Он взъерошил волнистые волосы.

— Но напилась Элинор не из-за денег. И то, что напилась — тоже немаловажно, пила она обычно мало. И я считаю: причина, по какой она напилась, это и есть причина, по какой ее убили. Может, хотела сказать этому человеку, что несмотря на деньги, порывает с ним. А может — так и сказала, и в отместку он убил ее. Не знаю, короче, — он обхватил голову руками.

Я поднялась уходить.

— Карл, выясни про эти доллары, — настойчиво попросила я, — забирала их полиция или нет.

— А если — нет?

— Еще не уверена. Но у меня чувство, что это крайне важно.

— Ну да. Ведь это означает, если их не было — полиции придется верить мне на слово.

Он проводил меня до машины, открыл дверцу. Когда я села за руль, сказал совсем другим тоном, насмешливо:

— Теперь тебе известна вся история. Так что давай — рви со мной, пока убытки еще невелики.

Я вскинула на него глаза. Он чуть отступил от машины, уперев руки в бока.

— Про что ты?

— В тот первый вечер, когда ты позвонила ко мне, я зачислил тебя в детективы-любители или репортеры. Насчет репортерства ошибся, а вот в другом… Ты влезла достаточно глубоко, так что убирайся-ка подальше подобру-поздорову. Подыщи замену на врачебную практику и сматывайся, пока не обожгла пальцы.

— Да о чем ты?!

— Тебе пришла охота поиграть в детектива. Но ты не понимаешь — тут не игра. Тебе рисуется это детективным романом со счастливым концом, ты даже не соображаешь, какова может быть правда, если ты действительно докопаешься до нее.

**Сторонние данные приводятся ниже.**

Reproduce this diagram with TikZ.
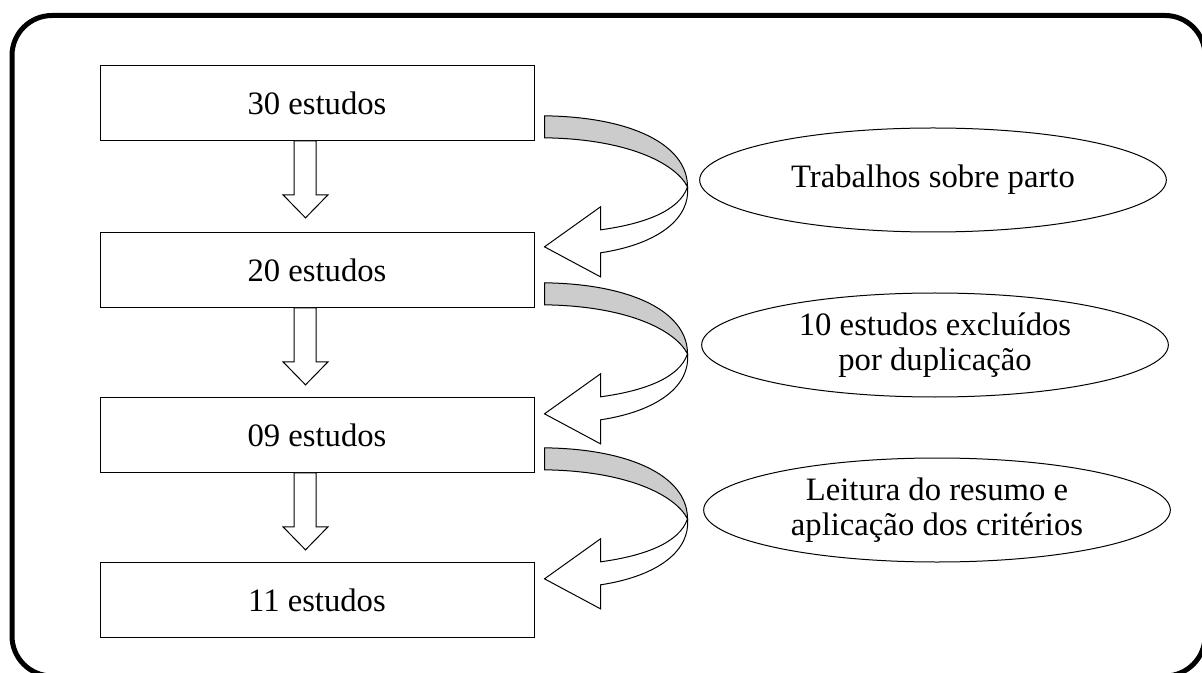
\documentclass[tikz,border=0pt]{standalone}
\usepackage{fontspec}
\setmainfont{Liberation Serif}
\usetikzlibrary{calc}
\usetikzlibrary{shapes.geometric}
\tikzset{every picture/.style={line width=0.75pt}}
\definecolor{bandgray}{RGB}{204,204,204}
\tikzset{
  stepbox/.style={draw, rectangle, minimum width=325.5pt, minimum height=56pt, inner sep=0.75pt},
  note/.style={draw, ellipse, minimum width=350pt, minimum height=78pt, inner sep=0.75pt, align=center},
}

\begin{document}
\begin{tikzpicture}[x=0.75pt,y=0.75pt,yscale=-1,xscale=1,font=\fontsize{24.5}{26}\selectfont]
\useasboundingbox (0,0) rectangle (1202,673);

%Shape: Rounded frame
\draw [line width=3.75pt, rounded corners=30pt] (12,15.5) rectangle (1205,676);

% Step boxes
\node [stepbox] (b1) at (317,103) {30 estudos};
\node [stepbox] (b2) at (317,270) {20 estudos};
\node [stepbox] (b3) at (317,435) {09 estudos};
\node [stepbox] (b4) at (317,600) {11 estudos};

% Ellipses
\node [note] (e1) at (933,180) {Trabalhos sobre parto};
\node [note] (e2) at (935,345) {10 estudos excluídos\\por duplicação};
\node [note] (e3) at (937,510) {Leitura do resumo e\\aplicação dos critérios};

%Shape: Down block arrows
\foreach \a in {b1,b2,b3} {
  \draw [fill=white] ($(\a.south)+(-23,0)$) -- ++(0,54) -- ++(-11,0) -- ++(22.5,23) -- ++(22.5,-23) -- ++(-12,0) -- ++(0,-54) -- cycle ;
}

%Shape: Curved left arrows
\foreach \a in {b1,b2,b3} {
  \begin{scope}[shift={($(\a.south east)+(10,-25)$)}]
    \draw [fill=bandgray] (0,0) .. controls (85,1) and (143,28) .. (143,71) .. controls (130,46) and (80,23) .. (0,22) -- cycle ;
    \draw [fill=white] (143,71) .. controls (135,95) and (100,108) .. (56,114) -- (56,91) -- (0,131) -- (56,161) -- (56,137) .. controls (115,128) and (146,102) .. (143,71) -- cycle ;
  \end{scope}
}

\end{tikzpicture}
\end{document}
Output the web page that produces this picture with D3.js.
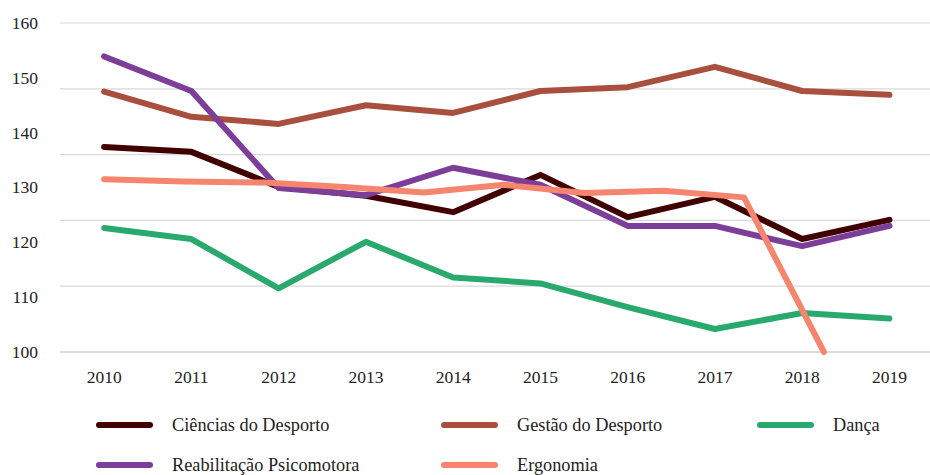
<!DOCTYPE html>
<html>
<head>
<meta charset="utf-8">
<script src="https://cdn.jsdelivr.net/npm/d3@7"></script>
<style>
  body { margin: 0; background: #fff; }
</style>
</head>
<body>
<svg width="930" height="475"></svg>
<script>
const years = [2010, 2011, 2012, 2013, 2014, 2015, 2016, 2017, 2018, 2019];
const yTicks = [100, 110, 120, 130, 140, 150, 160];
const gridTicks = [100, 112, 124, 136, 148, 160];

const seriesNames = ["Ciências do Desporto", "Gestão do Desporto", "Dança", "Reabilitação Psicomotora", "Ergonomia"];
const cienciasValues = [137.4, 136.5, 130.1, 128.5, 125.5, 132.3, 124.6, 128.3, 120.6, 124.1];
const gestaoValues = [147.5, 142.9, 141.6, 145.0, 143.6, 147.6, 148.3, 152.0, 147.6, 146.9];
const dancaValues = [122.6, 120.6, 111.6, 120.1, 113.6, 112.5, 108.2, 104.2, 107.1, 106.1];
const reabValues = [153.9, 147.6, 129.9, 128.6, 133.6, 130.5, 123.0, 123.0, 119.3, 123.0];
// Ergonomia is drawn on its own, narrower spacing (10 points, 11/12 of a year apart)
const ergoValues = [131.5, 131.1, 130.9, 130.1, 129.1, 130.5, 129.0, 129.4, 128.2, 100];
const colors = ["#400000", "#a94f3e", "#2aa96f", "#7c3e98", "#f5856f"];

const FONT = "'Liberation Serif', 'Times New Roman', 'DejaVu Serif', serif";

const svg = d3.select("svg");

const x = d3.scaleBand().domain(years).range([60.5, 933]);
const xc = d => x(d) + x.bandwidth() / 2;
const ergoX = d3.scaleLinear().domain([0, 12]).range([xc(2010), xc(2010) + 11 * x.bandwidth()]);
const y = d3.scaleLinear().domain([100, 160]).range([352, 23]);

// gridlines
svg.append("g")
  .selectAll("line")
  .data(gridTicks)
  .enter().append("line")
  .attr("x1", 60).attr("x2", 931)
  .attr("y1", d => y(d)).attr("y2", d => y(d))
  .attr("stroke", d => d === 100 ? "#d0d0d0" : "#d9d9d9")
  .attr("stroke-width", d => d === 100 ? 1.5 : 1.2);

// y labels
svg.append("g")
  .selectAll("text")
  .data(yTicks)
  .enter().append("text")
  .attr("x", 38)
  .attr("y", d => y(d))
  .attr("dy", "0.34em")
  .attr("text-anchor", "end")
  .attr("font-family", FONT)
  .attr("font-size", 17.5)
  .attr("fill", "#222")
  .text(d => d);

// x labels
svg.append("g")
  .selectAll("text")
  .data(years)
  .enter().append("text")
  .attr("x", d => xc(d))
  .attr("y", 383)
  .attr("text-anchor", "middle")
  .attr("font-family", FONT)
  .attr("font-size", 17.5)
  .attr("fill", "#222")
  .text(d => d);

const series = [
  { name: seriesNames[0], values: cienciasValues, xf: (d, i) => xc(years[i]) },
  { name: seriesNames[1], values: gestaoValues, xf: (d, i) => xc(years[i]) },
  { name: seriesNames[2], values: dancaValues, xf: (d, i) => xc(years[i]) },
  { name: seriesNames[3], values: reabValues, xf: (d, i) => xc(years[i]) },
  { name: seriesNames[4], values: ergoValues, xf: (d, i) => ergoX(i) }
];

series.forEach((s, k) => {
  const line = d3.line().x(s.xf).y(d => y(d));
  svg.append("path")
    .datum(s.values)
    .attr("fill", "none")
    .attr("stroke", colors[k])
    .attr("stroke-width", 6)
    .attr("stroke-linecap", "round")
    .attr("stroke-linejoin", "round")
    .attr("d", line);
});

// legend
const legendPos = [[97, 425], [442, 425], [758, 425], [97, 465], [442, 465]];
const legend = svg.append("g")
  .selectAll("g")
  .data(series)
  .enter().append("g")
  .attr("transform", (d, i) => `translate(${legendPos[i][0]},${legendPos[i][1]})`);

legend.append("line")
  .attr("x1", 2).attr("x2", 53)
  .attr("stroke", (d, i) => colors[i])
  .attr("stroke-width", 6)
  .attr("stroke-linecap", "round");

legend.append("text")
  .attr("x", 75)
  .attr("dy", "0.34em")
  .attr("font-family", FONT)
  .attr("font-size", 18.3)
  .attr("fill", "#222")
  .text(d => d.name);
</script>
</body>
</html>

— Но почему — бояться правды?

— Потому что тут — убийство. А убийцам обычно не нравится, когда их ловят. Вот отчего. Я не верю, чтоб ты докопалась. Но так или иначе — игру ты проиграешь. Я достаточно потакал тебе. А теперь — выметайся, пока по горлышко не завязла.

— Но я уже завязла! И уж тебе-то это известно!

Секунду он помолчал. Потом отступил от машины.

— Тогда ты просто — дура! — выкрикнул он. — Я тебя считал взрослее. Старался высказать все помягче, но до тебя не доходит! Тогда у моря меня всего перевернуло, я рад-радешенек был, что в живых остался. А в состоянии шока, сама понимаешь, люди говорят и делают то, чего и сами не желают. Но теперь я в нормальном состоянии и выскажусь четко. Убирайся из моей жизни и больше в нее не лезь! Жить буду, как сам сочту нужным.

И, развернувшись, Карл зашагал к дому.

Я медленно поехала к себе, расстроенная. Карл говорил искренне, приказывая мне убираться. Но, по-моему, говорил ради меня. Он оскорблял меня — только бы я уехала. А больно мне было, потому что я, пожалуй, впервые поняла, что тайну убийства и правда никогда не разгадать. Подозрение будет висеть на Карле всю жизнь, пачкая его и любого, с кем он соприкасается. И он понимает это слишком хорошо.